Intel Cilk Plus

From Bauman National Library
This page was last modified on 1 June 2016, at 17:15.
Intel Cilk Plus
Paradigm imperative, structured, parallel programming
Designed by CS Laboratory at MIT
First appeared 1994
Typing discipline static
License open source code for the original Cilk Cilk and proprietary to Intel Cilk Plus
Website http://cilk.com/
Dialects
Cilk, Cilk++
Influenced by
С

Cilk, Cilk++ and Cilk Plus are general-purpose programming languages designed for multithreaded parallel computing. They are based on the C and C++ programming languages. Originally developed in the 1990s at the Massachusetts Institute of Technology (MIT) in the group of Charles E. Leiserson, Cilk was later commercialized as Cilk++ by a spinoff company, Cilk Arts. That company was subsequently acquired by Intel, which increased compatibility with existing C and C++ code, calling the result Cilk Plus.

History

The Cilk programming language grew out of three separate projects at the MIT Laboratory for Computer Science:

  • Theoretical work on scheduling multi-threaded applications.
  • StarTech – a parallel chess program built to run on the Thinking Machines Corporation's Connection Machine model CM-5.
  • PCM/Threaded-C – a C-based package for scheduling continuation-passing-style threads on the CM-5

In April 1994 the three projects were combined and christened "Cilk". The name Cilk is not an acronym, but an allusion to "nice threads" (silk) and the C programming language. The Cilk-1 compiler was released in September 1994.

Features

  • Keywords: language additions to C/C++ to specify task parallelism in an application.
  • Reducers: a mechanism to eliminate contention for shared variables in a lock-free manner.
  • #pragma simd: a directive to the compiler that a loop contains data parallelism and should be vectorized.
  • Array Notations: Language additions to C/C++ to specify data parallelism for arrays or sections of arrays.
  • Elemental Functions: an annotation specifying that a function can be called with array or array sections as arguments, as well as scalar values.
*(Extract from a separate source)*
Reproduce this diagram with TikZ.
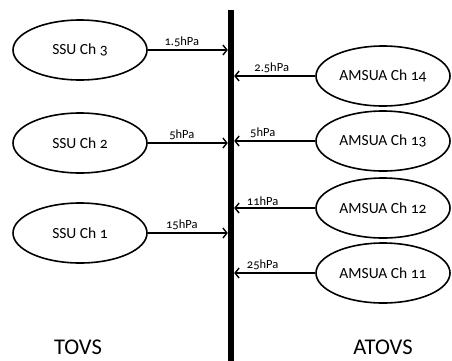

The principle behind the design of the Cilk language is that the programmer should be responsible for exposing the parallelism, identifying elements that can safely be executed in parallel; it should then be left to the run-time environment, particularly the scheduler, to decide during execution how to actually divide the work between processors. It is because these responsibilities are separated that a Cilk program can run without rewriting on any number of processors, including one.

Task parallelism: spawn and sync

Cilk's main addition to C are two keywords that together allow writing task-parallel programs.

  • The spawn keyword, when preceding a function call (spawn f(x)), indicates that the function call (f(x)) can safely run in parallel with the statements following it in the calling function. Note that the scheduler is not obligated to run this procedure in parallel; the keyword merely alerts the scheduler that it can do so.
  • A sync statement indicates that execution of the current function cannot proceed until all previously spawned function calls have completed. This is an example of a barrier method.

(In Cilk Plus, the keywords are spelled _Cilk_spawn and _Cilk_sync, or cilk_spawn and cilk_sync if the Cilk Plus headers are included.)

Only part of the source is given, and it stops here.